В начальных кадрах мы видим дом на побережье, первый эпизод демонстрирует технологию записи воспоминаний Лу, субъективность которых сразу бросается в глаза, а затем зритель переносится в прошлое – на фотосессию в 1954 году в Нью-Йорке. Об отсылках к модной фотографии послевоенных лет в сюжетном фильме говорят снятые очень крупным планом ярко-красные губы – кадр, в котором угадывается узнаваемый стиль Ирвина Пенна, одного из наиболее известных фотографов того времени. «Загадка» постоянно балансирует на грани между иллюзией и реальностью, между искусственными образами моды прошлого и реалистичной стилистикой интервью, записываемых в настоящий момент. В этих кадрах использовано освещение, типичное скорее для модной фотографии, чем для кино, чтобы максимально правдоподобно передать атмосферу студии, знакомую режиссеру по собственному опыту. В отличие от фотосессий из «Фотоувеличения» с их преувеличенным эстетизмом, в фотосессиях в фильме Шацберга, хотя и не менее жестоких, внимание сосредоточено на эмоциональной реакции модели. Достигается это за счет последовательности резких крупных планов Данауэй, позволяющих проследить ее реакцию на высокомерного фотографа. Он унижает модель, наряжая в шляпу из перьев и сажая ей на руку хищную птицу для фотографии на обложку Vogue, на окончательном варианте которой, словно в насмешку, ее лицо вырезано из кадра, что заставляет героиню почувствовать себя еще более одинокой. Отретушированная фотография, переданная с помощью стоп-кадра, – краткое красноречивое свидетельство психологической травмы, нанесенной модели. Это тема всего фильма, ведь в двадцать пять лет ей говорят, что карьера окончена. Хотя режиссер утверждал, что он не задавался целью критиковать модную индустрию, а просто хорошо знаком с этой профессиональной средой211
, ее одновременно зловещий и притягательный образ отражает предпринятую в фильме попытку с разных сторон посмотреть на мимолетную жизнь девушки с обложки, стремление показать агрессивную атмосферу и беспощадность модельного бизнеса.Ил. 2.7. Между игрой и реальностью: Фэй Данауэй в роли Лу Андреас Санд. Кадр из фильма «Загадка незаконнорожденного» (1970). Режиссер Джерри Шацберг, продюсер Джон Форман
Фильм не только скользит между постановочными кадрами и реальностью, но и показывает, как модель оказывается пленницей модного образа: черно-белые стоп-кадры Данауэй в Центральном парке оттеняют снятую на цветную пленку сцену, где Лу, наряженная, как на бал, позирует на скамейке между двумя местными жителями, – контраст между их неказистой реалистичностью и ее надуманной театральностью разителен. Шацберг, как и Уильям Кляйн в документальных фильмах и фотографиях для журналов, добивается смыслового напряжения, искусственно помещая моду в реалистичную обстановку.
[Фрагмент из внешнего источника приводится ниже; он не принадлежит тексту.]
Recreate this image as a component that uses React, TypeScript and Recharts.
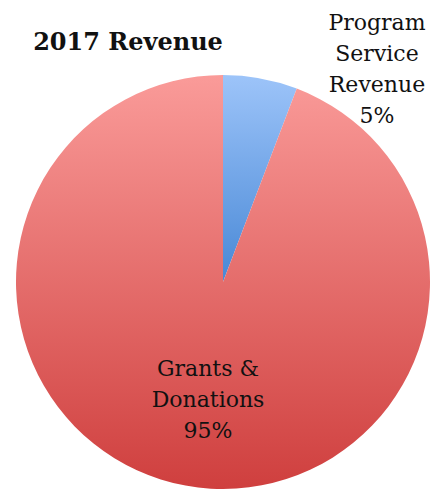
import React from "react";
import { PieChart, Pie, Cell } from "recharts";

const categories = ["Program Service Revenue", "Grants & Donations"];
const values = [5.8, 94.2];
const percentLabels = ["5%", "95%"];
const labelLines = [["Program", "Service", "Revenue"], ["Grants &", "Donations"]];

const data = categories.map((name, i) => ({ name, value: values[i] }));

const gradients = [
  { id: "gBlue", top: "#9dc4f9", bottom: "#4888d6" },
  { id: "gRed", top: "#fa9b99", bottom: "#cf3f3e" },
];

const LABEL_OFFSETS = [
  { dx: 154, dy: -252 },
  { dx: -15, dy: 94 },
];

const FONT = "'DejaVu Serif', serif";

const renderLabel = (props: any) => {
  const { cx, cy, index } = props;
  const off = LABEL_OFFSETS[index];
  const x = cx + off.dx;
  const y = cy + off.dy;
  const lines = [...labelLines[index], percentLabels[index]];
  return (
    <text
      x={x}
      y={y}
      textAnchor="middle"
      fontFamily={FONT}
      fontSize={22}
      fill="#111"
    >
      {lines.map((l, i) => (
        <tspan key={i} x={x} dy={i === 0 ? 0 : 31}>
          {l}
        </tspan>
      ))}
    </text>
  );
};

export default function App() {
  return (
    <div style={{ position: "absolute", left: 0, top: 0, width: 430, height: 490, background: "#fff" }}>
      <PieChart width={430} height={490} margin={{ top: 0, right: 0, bottom: 0, left: 0 }}>
        <defs>
          {gradients.map((g) => (
            <linearGradient key={g.id} id={g.id} x1="0" y1="0" x2="0" y2="1">
              <stop offset="0%" stopColor={g.top} />
              <stop offset="100%" stopColor={g.bottom} />
            </linearGradient>
          ))}
        </defs>
        <text x={128} y={50} textAnchor="middle" fontFamily={FONT} fontWeight="bold" fontSize={24} fill="#111">
          2017 Revenue
        </text>
        <Pie
          data={data}
          dataKey="value"
          nameKey="name"
          cx={223}
          cy={282}
          outerRadius={207}
          startAngle={90}
          endAngle={-270}
          stroke="none"
          labelLine={false}
          label={renderLabel}
          isAnimationActive={false}
        >
          {data.map((d, i) => (
            <Cell key={d.name} fill={`url(#${gradients[i].id})`} />
          ))}
        </Pie>
      </PieChart>
    </div>
  );
}
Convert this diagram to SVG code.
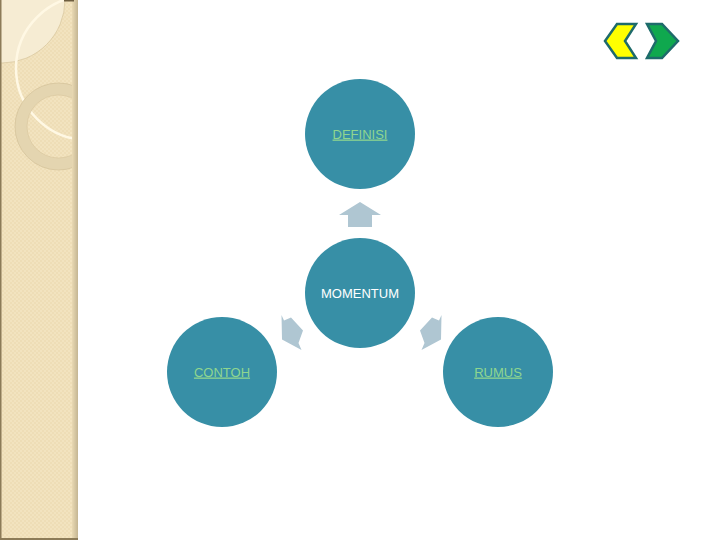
<svg xmlns="http://www.w3.org/2000/svg" width="720" height="540" viewBox="0 0 720 540">
<defs>
<style>
.node{fill:#378FA6}
.lbl{font-family:"Liberation Sans",Arial,sans-serif;font-size:13px;text-anchor:middle;fill:#8FD68F;text-decoration:underline}
.lblw{font-family:"Liberation Sans",Arial,sans-serif;font-size:13px;text-anchor:middle;fill:#FFFFFF}
.arr{fill:#AFC6D2}
.nav{stroke:#1E6B6B;stroke-width:2.5;stroke-linejoin:miter}
</style>
<pattern id="chk" width="4" height="4" patternUnits="userSpaceOnUse">
<rect width="4" height="4" fill="#F2E3BF"/>
<rect width="2" height="2" fill="#EEDDB6"/>
<rect x="2" y="2" width="2" height="2" fill="#EEDDB6"/>
</pattern>
<linearGradient id="edge" x1="0" y1="0" x2="1" y2="0">
<stop offset="0" stop-color="#E9D9B3"/>
<stop offset="1" stop-color="#C4B592"/>
</linearGradient>
<clipPath id="pc"><rect x="0" y="0" width="78" height="540"/></clipPath>
</defs>
<rect width="720" height="540" fill="#FFFFFF"/>
<g id="panel" clip-path="url(#pc)">
<rect x="0" y="0" width="78" height="540" fill="url(#chk)"/>
<circle cx="2" cy="0" r="63" fill="#F6ECD3" stroke="#D9C8A0" stroke-width="0.8"/>
<circle cx="88" cy="68" r="72" fill="none" stroke="#FFF8E4" stroke-width="2.5"/>
<circle cx="58.5" cy="126.5" r="37.5" fill="none" stroke="#E4D5B0" stroke-width="12"/>
<circle cx="58.5" cy="126.5" r="43.5" fill="none" stroke="#D6C49C" stroke-width="0.8"/>
<circle cx="58.5" cy="126.5" r="31.5" fill="none" stroke="#D6C49C" stroke-width="0.6"/>
<rect x="72" y="0" width="6" height="540" fill="url(#edge)"/>
<rect x="0" y="0" width="1.5" height="540" fill="#8C7B58"/>
<rect x="0" y="538" width="78" height="2" fill="#8C7B58"/>
<rect x="64" y="0" width="10" height="1.5" fill="#6E5E40"/>
</g>
<g id="nav">
<polygon class="nav" points="605,41 617,24 636,24 625,41 636,58 617,58" fill="#FFFF00"/>
<polygon class="nav" points="647,24 662,24 678,41 662,58 647,58 656,41" fill="#0FA84E"/>
</g>
<g id="connectors">
<polygon class="arr" points="360,202 381,215 372,215 372,227 348,227 348,215 339,215"/>
<polygon class="arr" points="281.5,315 284,320.5 291,317.5 303,330.5 298.5,343 301.5,350 282,339.5"/>
<polygon class="arr" points="441.5,315 439,320.5 432,317.5 420,330.5 424.5,343 421.5,350 441,339.5"/>
</g>
<g id="definisi">
<circle class="node" cx="360" cy="134" r="55"/>
<text class="lbl" x="360" y="138.5">DEFINISI</text>
</g>
<g id="momentum">
<circle class="node" cx="360" cy="293" r="55"/>
<text class="lblw" x="360" y="297.5">MOMENTUM</text>
</g>
<g id="contoh">
<circle class="node" cx="222" cy="372" r="55"/>
<text class="lbl" x="222" y="376.5">CONTOH</text>
</g>
<g id="rumus">
<circle class="node" cx="498" cy="372" r="55"/>
<text class="lbl" x="498" y="376.5">RUMUS</text>
</g>
</svg>
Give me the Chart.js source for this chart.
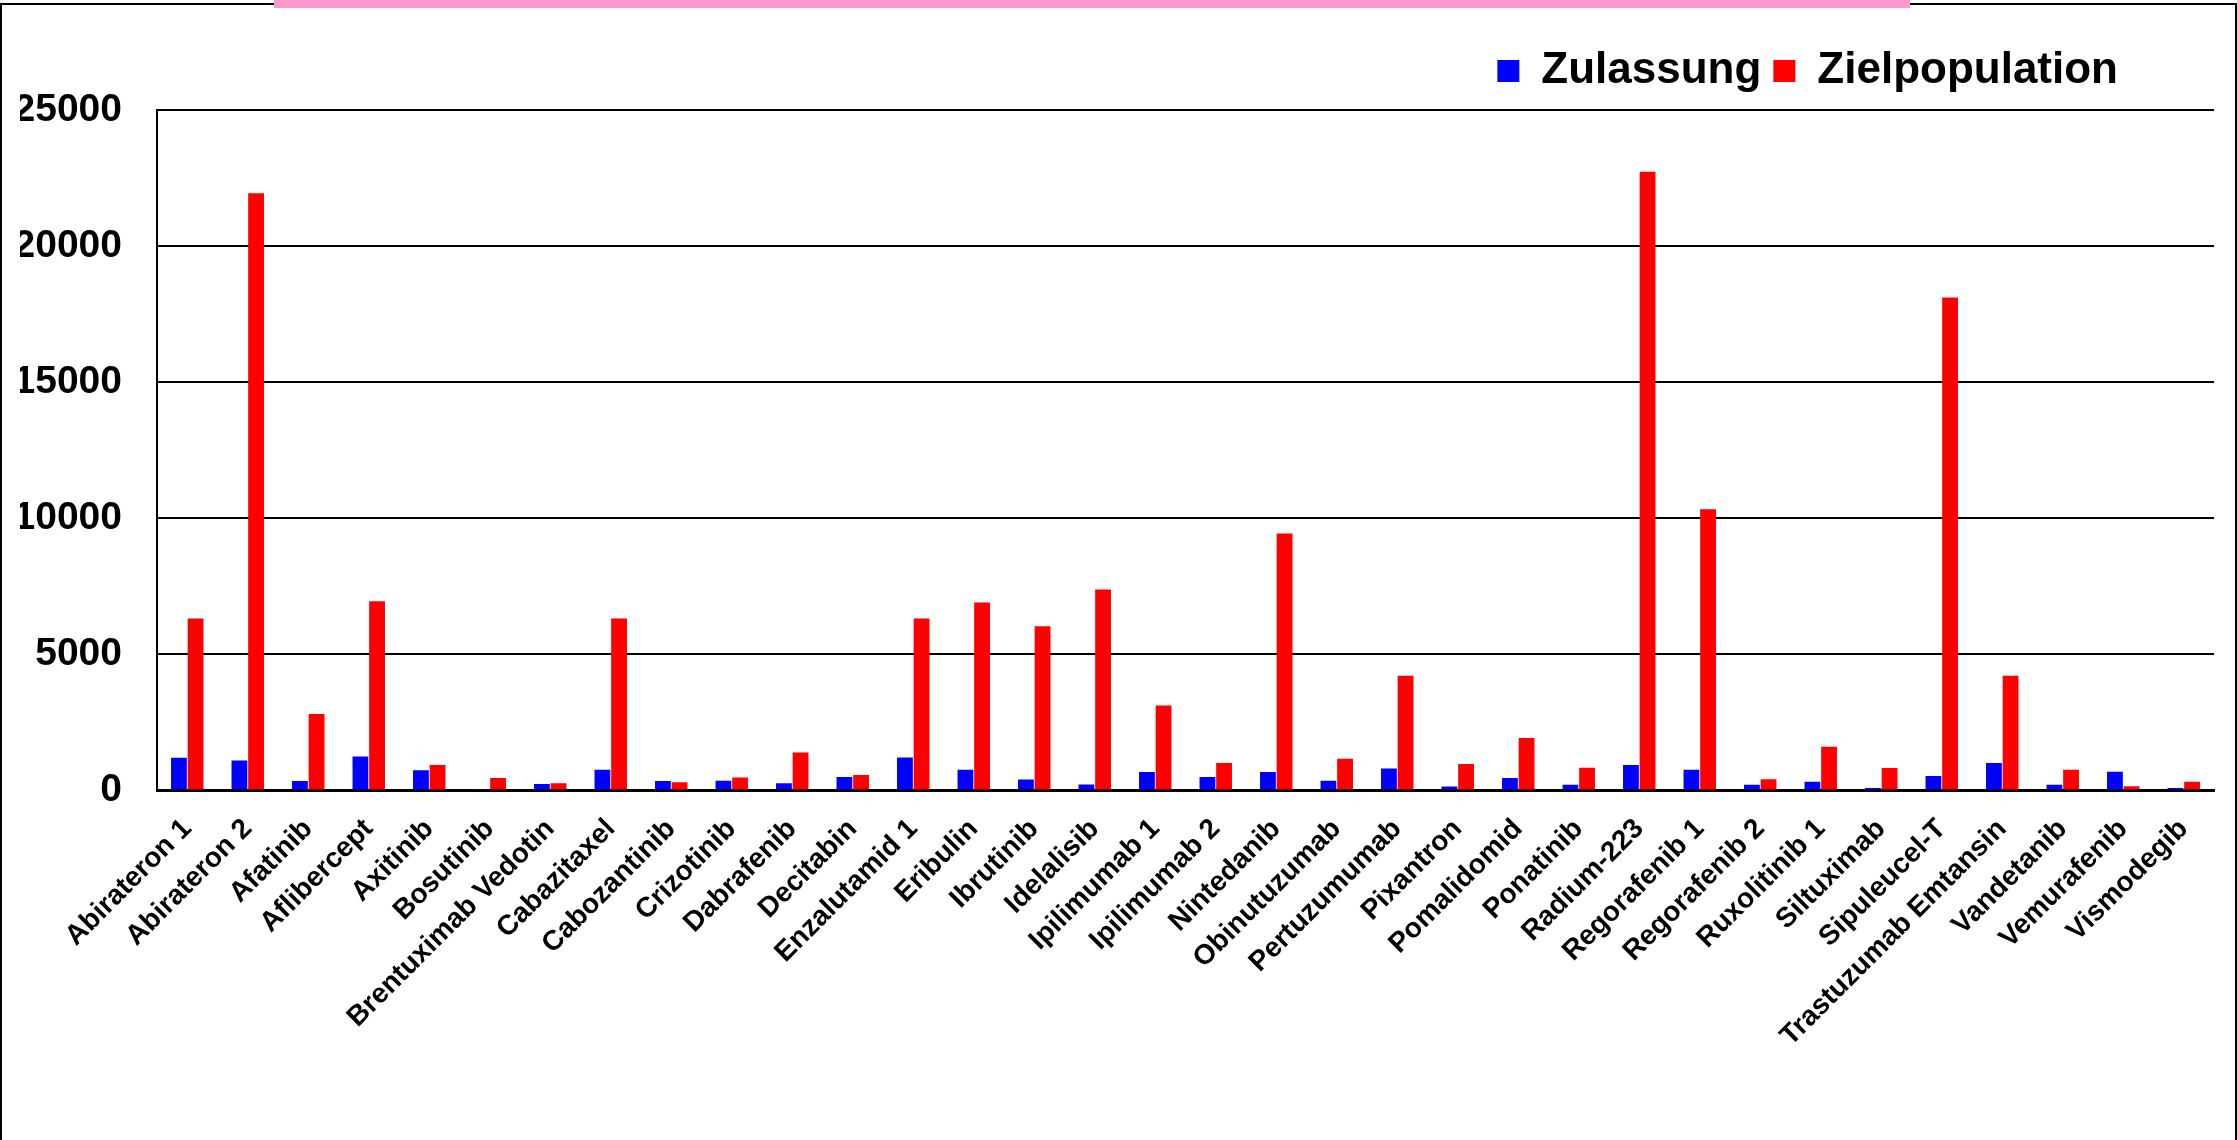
<!DOCTYPE html>
<html>
<head>
<meta charset="utf-8">
<script src="https://cdn.jsdelivr.net/npm/chart.js@4"></script>
<style>
	body { margin: 0; background: #fff; }
	#wrap { position: relative; width: 2237px; height: 1140px; overflow: hidden; }
	#frame { position: absolute; left: 0; top: 3px; width: 2233px; height: 1200px; border: 2px solid #000; border-bottom: none; pointer-events: none; }
	#topbar { position: absolute; left: 274px; top: 0; width: 1636px; height: 8px; background: #ff99cc; pointer-events: none; }
</style>
</head>
<body>
<div id="wrap">
	<canvas id="graph" width="2237" height="1140"></canvas>
	<div id="frame"></div>
	<div id="topbar"></div>
</div>
<script>
	const categories = [
		"Abirateron 1", "Abirateron 2", "Afatinib", "Aflibercept", "Axitinib", "Bosutinib",
		"Brentuximab Vedotin", "Cabazitaxel", "Cabozantinib", "Crizotinib", "Dabrafenib",
		"Decitabin", "Enzalutamid 1", "Eribulin", "Ibrutinib", "Idelalisib", "Ipilimumab 1",
		"Ipilimumab 2", "Nintedanib", "Obinutuzumab", "Pertuzumumab", "Pixantron",
		"Pomalidomid", "Ponatinib", "Radium-223", "Regorafenib 1", "Regorafenib 2",
		"Ruxolitinib 1", "Siltuximab", "Sipuleucel-T", "Trastuzumab Emtansin", "Vandetanib",
		"Vemurafenib", "Vismodegib"
	];

	const zulassung = [
		1200, 1100, 350, 1250, 740, 50, 240, 760, 350, 360, 270, 500, 1210, 760, 400, 220, 680,
		500, 680, 360, 810, 150, 460, 210, 940, 760, 210, 320, 90, 530, 1010, 210, 690, 90
	];

	const zielpopulation = [
		6320, 21940, 2810, 6950, 940, 460, 270, 6320, 300, 480, 1400, 570, 6320, 6910, 6030, 7380, 3120,
		1010, 9440, 1170, 4220, 970, 1930, 840, 22730, 10330, 410, 1610, 830, 18110, 4220, 760, 160, 320
	];

	const yTicks = [0, 5000, 10000, 15000, 20000, 25000];

	const fontFamily = '"Liberation Sans", Arial, sans-serif';

	// nudge the legend to where it sits in the original
	const legendShift = {
		id: 'legendShift',
		afterLayout(chart) {
			const legend = chart.legend;
			legend.left -= 84;
			legend.right -= 84;
			legend.top -= 7;
			legend.bottom -= 7;
		}
	};

	new Chart(document.querySelector('#graph'), {
		type: 'bar',
		data: {
			labels: categories,
			datasets: [{
				label: 'Zulassung',
				data: zulassung,
				backgroundColor: '#0000ff',
				borderWidth: 0,
			}, {
				label: 'Zielpopulation',
				data: zielpopulation,
				backgroundColor: '#ff0000',
				borderWidth: 0,
			}]
		},
		options: {
			responsive: false,
			animation: false,
			devicePixelRatio: 1,
			categoryPercentage: 0.55,
			barPercentage: 0.95,
			layout: {
				padding: {top: 44, left: 20, right: 23, bottom: 65}
			},
			plugins: {
				legend: {
					position: 'top',
					align: 'end',
					labels: {
						boxWidth: 22,
						boxHeight: 22,
						padding: 12,
						color: '#000',
						font: {family: fontFamily, size: 44, weight: 'bold'}
					}
				},
				tooltip: {
					enabled: false
				}
			},
			scales: {
				x: {
					afterFit: (axis) => {
						axis.paddingLeft = 0;
						axis.paddingRight = 0;
					},
					grid: {
						display: false,
						drawTicks: false
					},
					border: {
						color: '#000',
						width: 3
					},
					ticks: {
						autoSkip: false,
						minRotation: 45,
						maxRotation: 45,
						padding: 22,
						color: '#000',
						font: {family: fontFamily, size: 28, weight: 'bold'}
					}
				},
				y: {
					min: 0,
					max: 25000,
					afterBuildTicks: (axis) => {
						axis.ticks = yTicks.map(v => ({value: v}));
					},
					afterFit: (axis) => {
						axis.width = 137;
					},
					grid: {
						color: '#000',
						lineWidth: 2,
						drawTicks: false
					},
					border: {
						color: '#000',
						width: 2
					},
					ticks: {
						padding: 35,
						color: '#000',
						font: {family: fontFamily, size: 39, weight: 'bold'},
						callback: (value) => String(value)
					}
				}
			}
		},
		plugins: [legendShift]
	});
</script>
</body>
</html>
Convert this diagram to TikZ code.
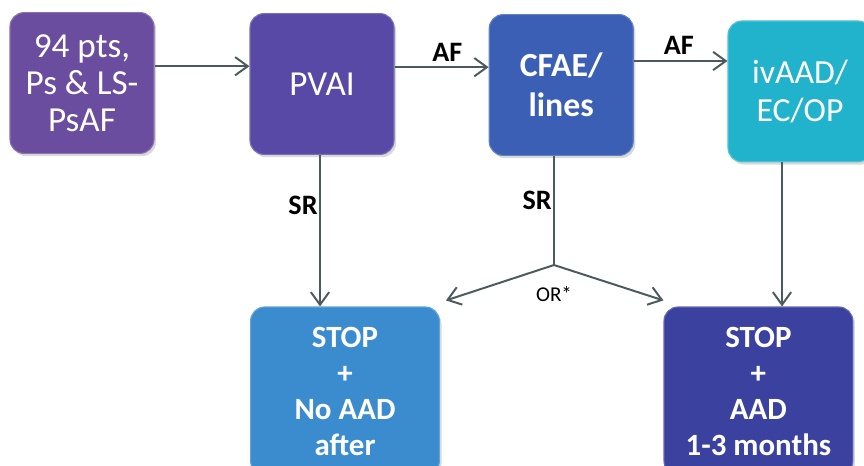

Режиссер прибегает к психологическому приему погружения в прошлое, усиливая его эффект сбивающим с толку звуковым сопровождением: перед глазами зрителя мелькает калейдоскоп фантазий модели, быстро пролистывающей болезненные воспоминания об унижениях, которые ей пришлось вынести от руки своего жестокого любовника Марка (Рой Шайдер). В эпизодах фотосессий модель предстает не просто как пассивный, не способный к действию объект – они отражают ее собственную точку зрения и вскрывают ее страхи. Так, ночью Лу позирует полуобнаженной на пляже, ее снимает Полин, фотограф с хищническими повадками (Вивека Линдфорс), на месте которой в галлюцинациях героини возникает Марк – модель вспоминает, как тот угрожал ей револьвером. Лу постоянно маскируется, что-то прячет, стыдится – она приходит на работу в экстравагантном рыжем парике, но узнает, что больше не нужна, потому что ей слишком много лет и что ее приглашали только из жалости. Как это ни парадоксально, учитывая предшествующий путь режиссера, фильм наводит на мысль, что модный образ – наглядный признак оскудения общества, помешанного на статусе и успехе, тиражирующего идеализированное представление о модели, а затем отталкивающего ее. В финальных кадрах фильма зритель видит приукрашенные воспоминания об изоляции Лу, которую помещают в психиатрическую лечебницу. Эти сцены сняты на фоне белых стен студии и сливаются друг с другом, указывая на постепенное угасание ее больного воображения.